An Auckland cyclist is lucky to walk away unharmed after a courier driver came inches away from running her over.
On Tuesday at 5pm Auckland resident Kristen was riding along Khyber Pass Road near a bus lane commonly used by cyclists and motorcyclists when a Deadline Express courier driver suddenly swerved in front of her.
Swerving in and out of lanes the courier driver, who did not indicate, forced Kristen to slam on her brakes.
Kristen told the Herald she thought that was going to going to be seriously hurt.
"I really thought that was it. I braced myself and thought I'd be hit.
"I was going downhill so had generated up enough speed to safely keep up with the flow of traffic.
"The van was stopping and didn't have any signals or indicators on. All of a sudden it pulled left right in front of me and I really thought I was going to get hit.

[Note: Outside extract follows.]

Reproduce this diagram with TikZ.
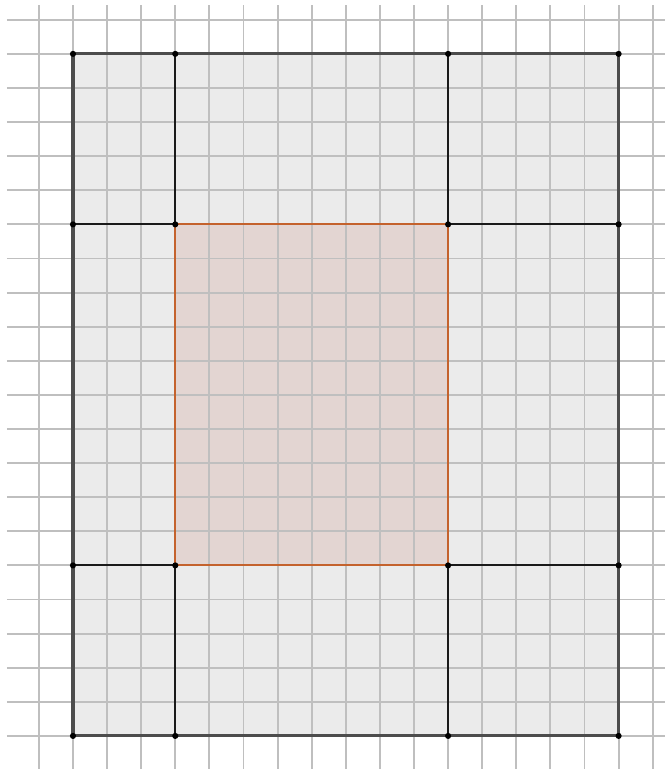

"He was less than 10cm away from my handlebars. It was really close. I yelled at him but he just pulled back to the right and kept swerving between lanes.
"I don't even know if he knew I was next to him."

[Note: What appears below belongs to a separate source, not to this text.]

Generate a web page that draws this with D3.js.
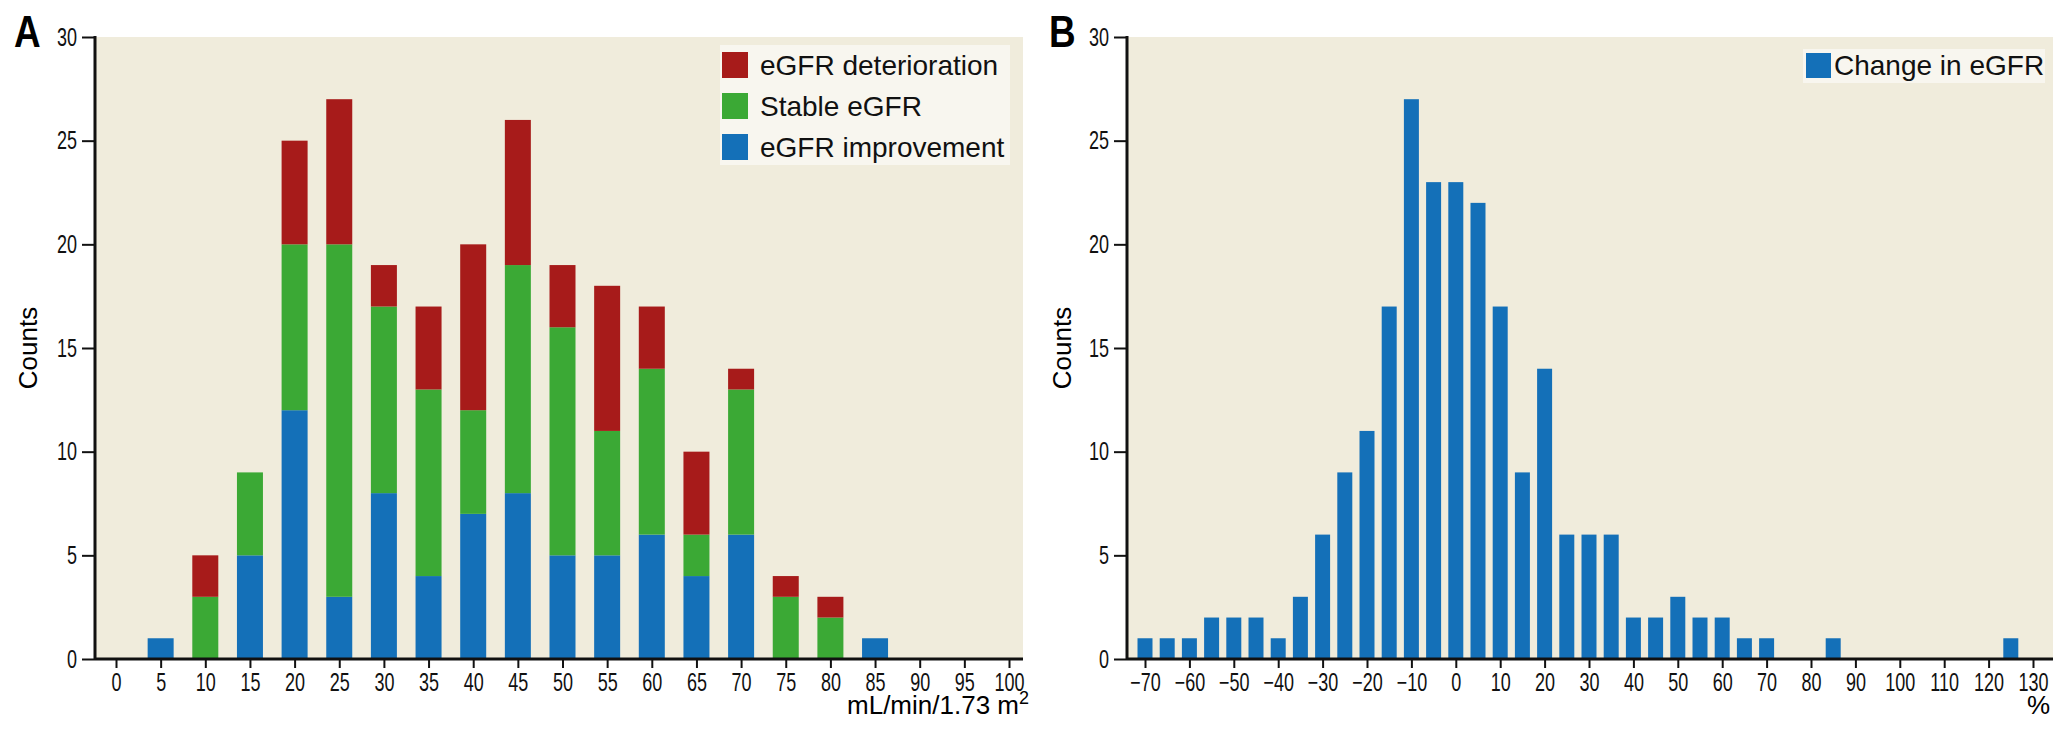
<!DOCTYPE html>
<html>
<head>
<meta charset="utf-8">
<script src="https://cdn.jsdelivr.net/npm/d3@7"></script>
<style>
  body { margin: 0; background: #fff; }
  svg { display: block; }
  .tick text { font-family: "Liberation Sans", Arial, sans-serif; font-size: 25px; fill: #111; }
</style>
</head>
<body>
<svg id="chart" width="2068" height="731"></svg>
<script>
// panel A: eGFR bins (mL/min/1.73 m2)
var binsA = [5, 10, 15, 20, 25, 30, 35, 40, 45, 50, 55, 60, 65, 70, 75, 80, 85];
var improvement = [1, 0, 5, 12, 3, 8, 4, 7, 8, 5, 5, 6, 4, 6, 0, 0, 1];
var stable = [0, 3, 4, 8, 17, 9, 9, 5, 11, 11, 6, 8, 2, 7, 3, 2, 0];
var deterioration = [0, 2, 0, 5, 7, 2, 4, 8, 7, 3, 7, 3, 4, 1, 1, 1, 0];
var seriesA = ["eGFR improvement", "Stable eGFR", "eGFR deterioration"];
var ticksA = d3.range(0, 101, 5);

// panel B: change in eGFR (%)
var binsB = [-70, -65, -60, -55, -50, -45, -40, -35, -30, -25, -20, -15, -10, -5, 0, 5, 10, 15, 20, 25, 30, 35, 40, 45, 50, 55, 60, 65, 70, 75, 80, 85, 90, 95, 100, 105, 110, 115, 120, 125];
var changeB = [1, 1, 1, 2, 2, 2, 1, 3, 6, 9, 11, 17, 27, 23, 23, 22, 17, 9, 14, 6, 6, 6, 2, 2, 3, 2, 2, 1, 1, 0, 0, 1, 0, 0, 0, 0, 0, 0, 0, 1];
var ticksB = d3.range(-70, 131, 10);

var colors = { "eGFR improvement": "#1470b8", "Stable eGFR": "#3ba935", "eGFR deterioration": "#a71b1a" };
var bg = "#f0ecdc";
var sans = '"Liberation Sans", Arial, sans-serif';
var squeeze = 0.72;

var svg = d3.select("#chart");
var plotTop = 37, plotBottom = 659;
var y = d3.scaleLinear().domain([0, 30]).range([plotBottom, plotTop]);

function frame(left, right, letter, letterX, countsX) {
    svg.append("rect")
        .attr("x", left).attr("y", plotTop)
        .attr("width", right - left).attr("height", plotBottom - plotTop)
        .attr("fill", bg);

    svg.append("text")
        .text(letter)
        .attr("transform", `translate(${letterX},47) scale(0.82,1)`)
        .style("font-family", sans)
        .style("font-weight", "bold")
        .style("font-size", "45px");

    svg.append("text")
        .text("Counts")
        .attr("transform", `translate(${countsX},348) rotate(-90)`)
        .attr("text-anchor", "middle")
        .style("font-family", sans)
        .style("font-size", "26px");
}

function axes(left, right, x, ticks, fmt) {
    var gx = svg.append("g")
        .attr("transform", `translate(0,${plotBottom})`)
        .call(d3.axisBottom(x).tickValues(ticks).tickSize(9).tickFormat(fmt));
    gx.select(".domain").remove();
    gx.selectAll(".tick line").attr("stroke", "#111").attr("stroke-width", 2);
    gx.selectAll(".tick text")
        .attr("y", 0).attr("dy", 0)
        .attr("transform", `translate(0,32) scale(${squeeze},1)`);
    svg.append("line")
        .attr("x1", left).attr("x2", right)
        .attr("y1", plotBottom).attr("y2", plotBottom)
        .attr("stroke", "#111").attr("stroke-width", 3);

    var gy = svg.append("g")
        .attr("transform", `translate(${left},0)`)
        .call(d3.axisLeft(y).ticks(6).tickSize(13));
    gy.select(".domain").remove();
    gy.selectAll(".tick line").attr("stroke", "#111").attr("stroke-width", 2);
    gy.selectAll(".tick text")
        .attr("x", 0)
        .attr("transform", `translate(-18,0) scale(${squeeze},1)`);
    svg.append("line")
        .attr("x1", left).attr("x2", left)
        .attr("y1", plotTop - 1).attr("y2", plotBottom + 1)
        .attr("stroke", "#111").attr("stroke-width", 3);
}

var minus = d => d < 0 ? "\u2212" + Math.abs(d) : String(d);

// ---- panel A ----
var xA = d3.scaleLinear().domain([0, 100]).range([116, 1009]);
frame(95, 1023, "A", 14, 37);

var rowsA = binsA.map((b, i) => ({
    bin: b,
    "eGFR improvement": improvement[i],
    "Stable eGFR": stable[i],
    "eGFR deterioration": deterioration[i]
}));
var stackA = d3.stack().keys(seriesA)(rowsA);
var barW = 26;

svg.append("g")
    .selectAll("g")
    .data(stackA)
    .join("g")
        .attr("fill", d => colors[d.key])
    .selectAll("rect")
    .data(d => d.filter(s => s[1] > s[0]))
    .join("rect")
        .attr("x", d => xA(d.data.bin) - barW / 2)
        .attr("y", d => y(d[1]))
        .attr("width", barW)
        .attr("height", d => y(d[0]) - y(d[1]));

axes(95, 1023, xA, ticksA, d => d);

svg.append("text")
    .attr("x", 1029).attr("y", 714)
    .attr("text-anchor", "end")
    .style("font-family", sans)
    .style("font-size", "26px")
    .html('mL/min/1.73 m<tspan dy="-10" font-size="18">2</tspan>');

// legend A
var legA = svg.append("g");
legA.append("rect")
    .attr("x", 720).attr("y", 45).attr("width", 290).attr("height", 120)
    .attr("fill", "#f8f6ef");
seriesA.slice().reverse().forEach(function(k, i) {
    legA.append("rect")
        .attr("x", 722).attr("y", 52 + i * 41)
        .attr("width", 26).attr("height", 26)
        .attr("fill", colors[k]);
    legA.append("text")
        .text(k)
        .attr("x", 760).attr("y", 75 + i * 41)
        .style("font-family", sans)
        .style("font-size", "28px")
        .style("fill", "#111");
});

// ---- panel B ----
var xB = d3.scaleLinear().domain([-70, 130]).range([1145, 2033]);
frame(1127, 2053, "B", 1049, 1071);

var barB = 15;
svg.append("g")
    .selectAll("rect")
    .data(binsB.map((b, i) => ({ bin: b, n: changeB[i] })).filter(d => d.n > 0))
    .join("rect")
        .attr("x", d => xB(d.bin) - barB / 2)
        .attr("y", d => y(d.n))
        .attr("width", barB)
        .attr("height", d => y(0) - y(d.n))
        .attr("fill", colors["eGFR improvement"]);

axes(1127, 2053, xB, ticksB, minus);

svg.append("text")
    .text("%")
    .attr("x", 2050).attr("y", 714)
    .attr("text-anchor", "end")
    .style("font-family", sans)
    .style("font-size", "26px");

var legB = svg.append("g");
legB.append("rect")
    .attr("x", 1803).attr("y", 49).attr("width", 242).attr("height", 34)
    .attr("fill", "#f8f6ef");
legB.append("rect")
    .attr("x", 1806).attr("y", 53)
    .attr("width", 25).attr("height", 25)
    .attr("fill", colors["eGFR improvement"]);
legB.append("text")
    .text("Change in eGFR")
    .attr("x", 1834).attr("y", 75)
    .style("font-family", sans)
    .style("font-size", "28px")
    .style("fill", "#111");
</script>
</body>
</html>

Video obtained by the Herald shows the Deadline Express courier driver wrongly driving in the bus lane, making no attempt to indicate before changing lanes.

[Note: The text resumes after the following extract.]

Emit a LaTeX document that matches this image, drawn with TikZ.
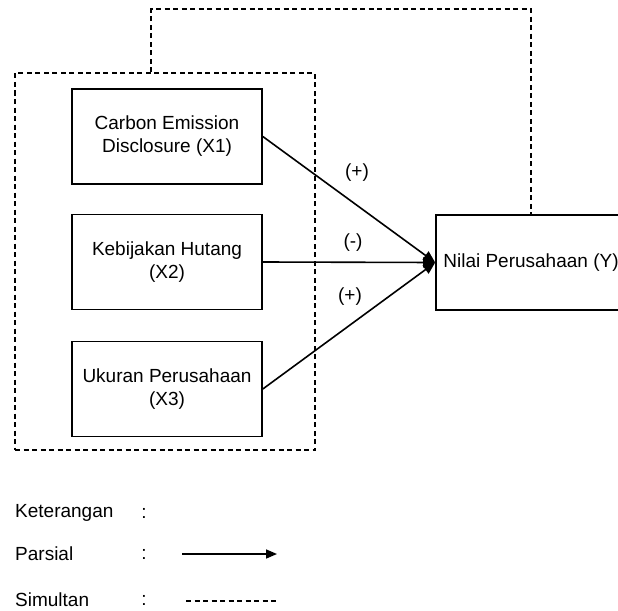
\documentclass[tikz,border=0pt]{standalone}
\usepackage{fontspec}
\setmainfont{Liberation Sans}
\usetikzlibrary{arrows.meta}
\begin{document}
\begin{tikzpicture}
    [x=1pt,y=-1pt,
     txt/.style={font=\fontsize{19}{23}\selectfont,inner sep=0pt},
     varbox/.style={txt,draw,line width=1.6pt,minimum width=190pt,minimum height=95pt,align=center},
     simul/.style={draw,line width=1.5pt,dash pattern=on 5pt off 3.5pt},
     parsial/.style={draw,line width=1.6pt,-{Triangle[length=12pt,width=10pt]}}]
    \useasboundingbox (0,0) rectangle (618,610);
    \node[simul,minimum width=300pt,minimum height=377pt](grp) at (165,261.5){};
    \node[varbox](x1) at (167,136.5){Carbon Emission\\Disclosure (X1)};
    \node[varbox](x2) at (167,262){Kebijakan Hutang\\(X2)};
    \node[varbox](x3) at (167,389){Ukuran Perusahaan\\(X3)};
    \node[varbox](y) at (531,262.5){Nilai Perusahaan (Y)};
    \draw[parsial] (x1.east) -- (y.west);
    \draw[parsial] (x2.east) -- (y.west);
    \draw[parsial] (x3.east) -- (y.west);
    \node[txt](s1) at (357,173){(+)};
    \node[txt](s2) at (353,243){(-)};
    \node[txt](s3) at (350,297){(+)};
    \draw[simul] ([xshift=-14pt]grp.north) -- ++(0,-63) -| (y.north);
    % keterangan
    \node[txt,anchor=west](ket) at (15,513){Keterangan};
    \node[txt,anchor=west](par) at (15,554){Parsial};
    \node[txt,anchor=west](sim) at (15,600){Simultan};
    \node[txt](k1) at (144,513){:};
    \node[txt](k2) at (144,554){:};
    \node[txt](k3) at (144,600){:};
    \coordinate (p1) at (182,554);
    \coordinate (p2) at (277,554);
    \coordinate (q1) at (186,601);
    \coordinate (q2) at (277,601);
    \draw[parsial,-{Triangle[length=11pt,width=9pt]}] (p1) -- (p2);
    \draw[simul,line width=1.2pt] (q1) -- (q2);
\end{tikzpicture}
\end{document}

Following her near miss, the 31-year-old cyclist rode home and made a complaint to the courier company, which has since apologised for the incident.
Deadline Express Couriers general manager Andrew Merrill told the Herald they have since shown the driver the footage and are thankful no one was injured.
"We've spoken to the driver who was shown the footage the morning after the incident.
"I was push bike courier myself for 14 years so I'm aware of what it's like to be a cyclist in Auckland. With the congestion, it's not getting any easier despite the introduction of cycle lanes.
"Our drivers are driving for 10 hours a day. In the environment they're in incidents are inevitable, but we want all our drivers to respect all road users.
"We want people to report incidents to us and when they do we always follow it up and make sure it is an educational lesson for our drivers to make sure they can be as safe as possible.
"We don't want anyone getting hurt. With the number of bikes increasing across the city it's something that's going to be even more important for our drivers to be aware of.
"I'm glad nobody was hurt and we'll do what we can to educate our drivers more in the future."
Kristen, who has been riding on the roads for more than year, says Tuesday's near-miss isn't the only trouble she's found on the roads.
The 31-year-old said there had been a number of close calls where cars got too close.
But she hopes her near-miss will serve as an educational tool for road users to become more aware of their surroundings and show patience while on the roads.
"It's more about awareness. It could have been anyone not just a cyclist.
"This is the closest near-miss I've had but I'd have a lot of other near misses where the car comes extremely close to you which makes you wobble and nearly lose balance.
"Cyclists are quick to be blamed for going too fast. We try to keep up with the speed of traffic where possible to ensure the safety of other road users."